KILL DEVIL HILLS, N.C. (AP) -- Proving far less damaging than feared, Hurricane Arthur left tens of thousands of people without power Friday in a swipe at North Carolina's dangerously exposed Outer Banks, then brought lousy Fourth of July beach weather to the Northeast as it veered out to sea.
The weather along the narrow barrier islands -- whose beaches draw hundreds of thousands of tourists every summer -- had already cleared by Friday afternoon as Arthur scooted north and its outer bands scraped the Delaware and New Jersey shores. Forecasters did predict a second landfall Saturday evening in New Brunswick and Nova Scotia in Canada.
While state and local officials worked to restore access to Hatteras Island and help those who had suffered storm and flooding damage, the effects of the hurricane were mostly confined to that part of the state. Farther south, the beaches were once again packed with people soaking up the sun.
"The North Carolina beaches are open for business and they're open for tourists," Gov. Pat McCrory said. "The umbrellas are going up as we speak right now."
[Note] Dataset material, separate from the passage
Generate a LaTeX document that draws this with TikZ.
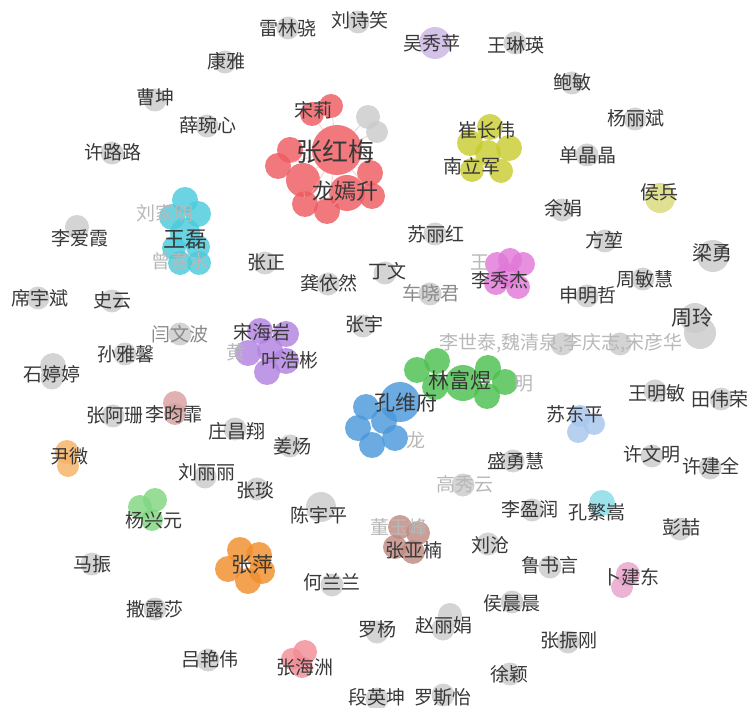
\documentclass[tikz,border=0pt]{standalone}
\usepackage{fontspec}
\newfontfamily\cjk{Noto Sans CJK SC}
\definecolor{labc}{HTML}{383838}
\definecolor{faintc}{HTML}{B8B8B8}
\definecolor{midc}{HTML}{8A8A8A}
\definecolor{cgray}{HTML}{CACACA}
\definecolor{cred}{HTML}{EE5B60}
\definecolor{cyel}{HTML}{C8CC30}
\definecolor{ccyan}{HTML}{4ACBDC}
\definecolor{cpurp}{HTML}{B283E0}
\definecolor{cmag}{HTML}{E078D8}
\definecolor{cgreen}{HTML}{4CC04E}
\definecolor{cblue}{HTML}{4A98DA}
\definecolor{clblue}{HTML}{A8C6EC}
\definecolor{corange}{HTML}{F08E2C}
\definecolor{cbrown}{HTML}{C08A80}
\definecolor{crose}{HTML}{D8A0A0}
\definecolor{cpink}{HTML}{F28C96}
\definecolor{ccyan2}{HTML}{86DCE6}
\definecolor{cpink2}{HTML}{E8A2CA}
\definecolor{cyel2}{HTML}{D8DA78}
\definecolor{cgreen2}{HTML}{80D680}
\definecolor{corange2}{HTML}{F5B264}
\definecolor{cpurp2}{HTML}{CBB4E4}
\definecolor{edgec}{HTML}{F4B0B0}
\tikzset{
  ball/.style={circle, inner sep=0pt, minimum size=#1, draw=none, fill opacity=0.82},
  ball/.default=22pt,
  gb/.style={ball=#1, fill=cgray},
  gb/.default=23pt,
  lab/.style={font=\cjk\fontsize{19}{19}\selectfont, text=labc, inner sep=0pt},
  faint/.style={lab, text=faintc},
  midlab/.style={lab, text=midc},
  big/.style={font=\cjk\fontsize{#1}{#1}\selectfont},
  edge/.style={draw=edgec, line width=0.8pt, opacity=0.7},
}
\begin{document}
\begin{tikzpicture}[x=1pt,y=-1pt]
\useasboundingbox (0,0) rectangle (750,708);
% ---------- red cluster ----------
\node[ball=50pt, fill=cred] (r0) at (337,150) {};
\node[ball=24pt, fill=cred] (r1) at (331,106) {};
\node[ball=24pt, fill=cred] (r2) at (312,114) {};
\node[ball=26pt, fill=cred] (r3) at (290,150) {};
\node[ball=26pt, fill=cred] (r4) at (278,166) {};
\node[ball=34pt, fill=cred] (r5) at (303,180) {};
\node[ball=26pt, fill=cred] (r6) at (305,204) {};
\node[ball=26pt, fill=cred] (r7) at (327,211) {};
\node[ball=36pt, fill=cred] (r8) at (347,193) {};
\node[ball=26pt, fill=cred] (r9) at (370,173) {};
\node[ball=26pt, fill=cred] (r10) at (372,196) {};
\node[gb=24pt] (rg1) at (368,117) {};
\node[gb=22pt] (rg2) at (377,132) {};
\foreach \n in {r1,r2,r3,r4,r5,r6,r7,r8,r9,r10,rg1,rg2} \draw[edge] (r0) -- (\n);
\draw[edge] (r8) -- (r6); \draw[edge] (r8) -- (r7); \draw[edge] (r5) -- (r6);
% ---------- yellow cluster ----------
\node[ball=26pt, fill=cyel] (y1) at (490,127) {};
\node[ball=26pt, fill=cyel] (y2) at (470,143) {};
\node[ball=26pt, fill=cyel] (y3) at (488,153) {};
\node[ball=26pt, fill=cyel] (y4) at (509,148) {};
\node[ball=24pt, fill=cyel] (y5) at (472,170) {};
\node[ball=24pt, fill=cyel] (y6) at (501,171) {};
% ---------- cyan cluster ----------
\node[ball=26pt, fill=ccyan] (c1) at (185,200) {};
\node[ball=26pt, fill=ccyan] (c2) at (172,217) {};
\node[ball=26pt, fill=ccyan] (c3) at (198,214) {};
\node[ball=30pt, fill=ccyan] (c4) at (185,233) {};
\node[ball=24pt, fill=ccyan] (c6) at (174,248) {};
\node[ball=24pt, fill=ccyan] (c7) at (198,247) {};
\node[ball=24pt, fill=ccyan] (c8) at (180,263) {};
\node[ball=24pt, fill=ccyan] (c9) at (199,263) {};
% ---------- magenta cluster ----------
\node[ball=24pt, fill=cmag] (m1) at (497,264) {};
\node[ball=24pt, fill=cmag] (m2) at (510,260) {};
\node[ball=24pt, fill=cmag] (m3) at (523,264) {};
\node[ball=24pt, fill=cmag] (m4) at (496,283) {};
\node[ball=24pt, fill=cmag] (m5) at (518,287) {};
\node[ball=24pt, fill=cmag] (m6) at (508,275) {};
% ---------- purple cluster ----------
\node[ball=26pt, fill=cpurp] (p1) at (260,331) {};
\node[ball=26pt, fill=cpurp] (p2) at (286,334) {};
\node[ball=26pt, fill=cpurp] (p3) at (248,353) {};
\node[ball=26pt, fill=cpurp] (p4) at (270,350) {};
\node[ball=26pt, fill=cpurp] (p5) at (286,361) {};
\node[ball=26pt, fill=cpurp] (p6) at (267,372) {};
% ---------- green cluster ----------
\node[ball=26pt, fill=cgreen] (g1) at (417,370) {};
\node[ball=26pt, fill=cgreen] (g2) at (437,361) {};
\node[ball=26pt, fill=cgreen] (g3) at (435,387) {};
\node[ball=36pt, fill=cgreen] (g4) at (463,383) {};
\node[ball=26pt, fill=cgreen] (g5) at (488,368) {};
\node[ball=26pt, fill=cgreen] (g6) at (505,382) {};
\node[ball=26pt, fill=cgreen] (g7) at (487,396) {};
% ---------- blue cluster ----------
\node[ball=26pt, fill=cblue] (b1) at (366,407) {};
\node[ball=40pt, fill=cblue] (b2) at (400,402) {};
\node[ball=26pt, fill=cblue] (b3) at (384,421) {};
\node[ball=26pt, fill=cblue] (b4) at (358,428) {};
\node[ball=26pt, fill=cblue] (b5) at (372,445) {};
\node[ball=26pt, fill=cblue] (b6) at (395,438) {};
\draw[draw=clblue, opacity=0.6] (b2) -- (g1); \draw[draw=clblue, opacity=0.6] (b2) -- (b6);
% ---------- small coloured groups ----------
\node[ball=32pt, fill=cpurp2] (wx) at (435,43) {};
\node[ball=30pt, fill=cyel2] (hb) at (660,198) {};
\node[ball=22pt, fill=clblue] (sd1) at (580,416) {};
\node[ball=22pt, fill=clblue] (sd2) at (594,424) {};
\node[ball=22pt, fill=clblue] (sd3) at (578,432) {};
\node[ball=26pt, fill=ccyan2] (kf) at (602,503) {};
\node[ball=24pt, fill=cpink2] (bj1) at (628,574) {};
\node[ball=22pt, fill=cpink2] (bj2) at (622,587) {};
\node[ball=24pt, fill=cbrown] (zy1) at (400,527) {};
\node[ball=24pt, fill=cbrown] (zy2) at (418,533) {};
\node[ball=24pt, fill=cbrown] (zy3) at (395,547) {};
\node[ball=24pt, fill=cbrown] (zy4) at (413,552) {};
\node[ball=26pt, fill=corange] (zp1) at (240,550) {};
\node[ball=26pt, fill=corange] (zp2) at (259,555) {};
\node[ball=26pt, fill=corange] (zp3) at (228,569) {};
\node[ball=26pt, fill=corange] (zp4) at (248,581) {};
\node[ball=26pt, fill=corange] (zp5) at (262,571) {};
\node[ball=24pt, fill=cpink] (zh1) at (305,652) {};
\node[ball=22pt, fill=cpink] (zh2) at (292,659) {};
\node[ball=22pt, fill=cpink] (zh3) at (302,667) {};
\node[ball=24pt, fill=cgreen2] (yx1) at (140,507) {};
\node[ball=24pt, fill=cgreen2] (yx2) at (155,500) {};
\node[ball=22pt, fill=cgreen2] (yx3) at (152,520) {};
\node[ball=24pt, fill=crose] (lj1) at (175,403) {};
\node[ball=22pt, fill=crose] (lj2) at (175,414) {};
\node[ball=24pt, fill=corange2] (yw1) at (67,452) {};
\node[ball=22pt, fill=corange2] (yw2) at (68,466) {};
% ---------- gray singletons ----------
\node[gb] (n1) at (288,28) {};
\node[gb] (n2) at (358,22) {};
\node[gb] (n4) at (515,43) {};
\node[gb] (n5) at (225,62) {};
\node[gb] (n6) at (155,100) {};
\node[gb] (n7) at (207,126) {};
\node[gb] (n8) at (112,153) {};
\node[gb] (n9) at (572,83) {};
\node[gb] (n10) at (635,119) {};
\node[gb] (n11) at (587,155) {};
\node[gb] (n13) at (562,210) {};
\node[gb] (n14) at (605,241) {};
\node[gb=32pt] (n15) at (713,256) {};
\node[gb] (n16) at (643,279) {};
\node[gb] (n17) at (587,296) {};
\node[gb=30pt] (n18a) at (695,318) {};
\node[gb=32pt] (n18b) at (700,333) {};
\node[gb] (n19a) at (562,344) {};
\node[gb] (n19b) at (620,344) {};
\node[gb] (n20) at (655,391) {};
\node[gb] (n21) at (721,399) {};
\node[gb] (n23) at (652,456) {};
\node[gb] (n24) at (710,468) {};
\node[gb] (n25) at (513,461) {};
\node[gb] (n26) at (532,510) {};
\node[gb] (n28) at (680,529) {};
\node[gb] (n29) at (550,567) {};
\node[gb] (n31) at (512,602) {};
\node[gb] (n32) at (568,642) {};
\node[gb] (n33) at (510,674) {};
\node[gb] (n34) at (463,485) {};
\node[gb] (n35) at (257,489) {};
\node[gb=30pt] (n36) at (321,507) {};
\node[gb] (n38) at (488,544) {};
\node[gb] (n40) at (332,585) {};
\node[gb] (n41) at (377,632) {};
\node[gb=24pt] (n42a) at (450,615) {};
\node[gb] (n42b) at (443,629) {};
\node[gb] (n44) at (377,699) {};
\node[gb] (n45) at (443,695) {};
\node[gb] (n46) at (205,477) {};
\node[gb] (n48) at (92,564) {};
\node[gb] (n49) at (155,609) {};
\node[gb] (n50) at (208,660) {};
\node[gb=24pt] (n51) at (77,227) {};
\node[gb] (n53) at (38,298) {};
\node[gb] (n54) at (112,301) {};
\node[gb] (n55) at (180,334) {};
\node[gb] (n56) at (125,354) {};
\node[gb=26pt] (n57a) at (53,366) {};
\node[gb] (n57b) at (52,378) {};
\node[gb] (n58) at (113,416) {};
\node[gb] (n60) at (235,429) {};
\node[gb] (n62) at (435,234) {};
\node[gb] (n63) at (265,263) {};
\node[gb] (n64) at (385,273) {};
\node[gb] (n65) at (328,284) {};
\node[gb] (n66) at (430,294) {};
\node[gb] (n67) at (363,326) {};
\node[gb] (n70) at (290,446) {};
% ---------- labels ----------
\node[lab] (t1) at (288,28) {雷林骁};
\node[lab] (t2) at (360,20) {刘诗笑};
\node[lab] (t3) at (432,43) {吴秀苹};
\node[lab] (t4) at (516,45) {王琳瑛};
\node[lab] (t5) at (226,61) {康雅};
\node[lab] (t6) at (155,97) {曹坤};
\node[lab] (t7) at (208,125) {薛琬心};
\node[lab] (t8) at (113,152) {许路路};
\node[lab] (t9) at (572,82) {鲍敏};
\node[lab] (t10) at (636,118) {杨丽斌};
\node[lab] (t11) at (588,155) {单晶晶};
\node[lab] (t12) at (659,192) {侯兵};
\node[lab] (t13) at (563,208) {余娟};
\node[lab] (t14) at (604,240) {方堃};
\node[lab, big=20] (t15) at (712,253) {梁勇};
\node[lab] (t16) at (645,279) {周敏慧};
\node[lab] (t17) at (588,295) {申明哲};
\node[lab, big=21] (t18) at (692,318) {周玲};
\node[faint] (t19) at (561,343) {李世泰,魏清泉,李庆志,宋彦华};
\node[lab] (t20) at (657,393) {王明敏};
\node[lab] (t21) at (720,399) {田伟荣};
\node[lab] (t22) at (575,414) {苏东平};
\node[lab] (t23) at (652,454) {许文明};
\node[lab] (t24) at (711,466) {许建全};
\node[lab] (t25) at (516,461) {盛勇慧};
\node[lab] (t26) at (530,509) {李盈润};
\node[lab] (t27) at (597,512) {孔繁嵩};
\node[lab] (t28) at (681,527) {彭喆};
\node[lab] (t29) at (550,565) {鲁书言};
\node[lab] (t30) at (631,577) {卜建东};
\node[lab] (t31) at (512,603) {侯晨晨};
\node[lab] (t32) at (569,640) {张振刚};
\node[lab] (t33) at (509,674) {徐颖};
\node[faint] (t34) at (465,484) {高秀云};
\node[lab] (t35) at (255,490) {张琰};
\node[lab] (t36) at (319,515) {陈宇平};
\node[faint] (t37a) at (399,527) {董玉峰};
\node[lab] (t37) at (414,550) {张亚楠};
\node[lab] (t38) at (490,545) {刘沧};
\node[lab, big=21] (t39) at (252,565) {张萍};
\node[lab] (t40) at (332,582) {何兰兰};
\node[lab] (t41) at (377,629) {罗杨};
\node[lab] (t42) at (444,625) {赵丽娟};
\node[lab] (t43) at (305,667) {张海洲};
\node[lab] (t44) at (377,697) {段英坤};
\node[lab] (t45) at (443,697) {罗斯怡};
\node[lab] (t46) at (207,472) {刘丽丽};
\node[lab] (t47) at (154,520) {杨兴元};
\node[lab] (t48) at (92,564) {马振};
\node[lab] (t49) at (155,609) {撒露莎};
\node[lab] (t50) at (210,659) {吕艳伟};
\node[lab] (t51) at (80,238) {李爱霞};
\node[lab, big=22] (t52) at (185,240) {王磊};
\node[faint] (t52a) at (165,213) {刘家明};
\node[faint] (t52b) at (180,261) {曾春水};
\node[lab] (t53) at (40,298) {席宇斌};
\node[lab] (t54) at (112,300) {史云};
\node[midlab] (t55) at (180,334) {闫文波};
\node[lab] (t56) at (126,354) {孙雅馨};
\node[lab] (t57) at (52,374) {石婷婷};
\node[lab] (t58) at (115,416) {张阿珊};
\node[lab] (t59) at (174,414) {李昀霏};
\node[lab] (t60) at (237,431) {庄昌翔};
\node[lab] (t61) at (69,456) {尹微};
\node[lab] (t62) at (436,234) {苏丽红};
\node[lab] (t63) at (266,263) {张正};
\node[lab] (t64) at (387,271) {丁文};
\node[lab] (t65) at (329,283) {龚依然};
\node[midlab] (t66) at (431,293) {车晓君};
\node[lab] (t67) at (364,324) {张宇};
\node[faint] (t68a) at (480,262) {王};
\node[lab] (t68) at (500,280) {李秀杰};
\node[faint] (t69a) at (236,352) {黄};
\node[lab] (t69) at (262,332) {宋海岩};
\node[lab] (t69b) at (290,360) {叶浩彬};
\node[lab] (t70) at (292,446) {姜炀};
\node[faint] (t71a) at (416,440) {龙};
\node[lab, big=21] (t71) at (406,402) {孔维府};
\node[faint] (t72a) at (524,384) {明};
\node[lab, big=21] (t72) at (460,380) {林富煜};
\node[lab] (t73a) at (313,110) {宋莉};
\node[lab, big=26] (t73) at (335,152) {张红梅};
\node[lab, big=22] (t73b) at (345,191) {龙嫣升};
\node[lab] (t74a) at (487,130) {崔长伟};
\node[lab] (t74b) at (472,166) {南立军};
\end{tikzpicture}
\end{document}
Arthur struck North Carolina as a Category 2 storm with winds of 100 mph late Thursday, taking about five hours to move across the far eastern part of the state.
At the height of the storm, more than 40,000 people lost power, and the rush of water from the ocean on one side and the sound on the other side buckled part of North Carolina Highway 12 in a spot on Hatteras Island that was breached in Hurricane Irene in 2011. Dozens of workers were heading to fix the highway, and the Department of Transportation said it was confident the road would reopen Saturday as long as an underwater sonar test of a key bridge showed no problems.
No injuries or deaths were reported. After praising emergency officials and saying the state dodged a bullet, McCrory said he was heading to the beach himself for an Independence Day parade in Southport, a welcome surprise when he expected to be stuck in Raleigh monitoring the storm all day.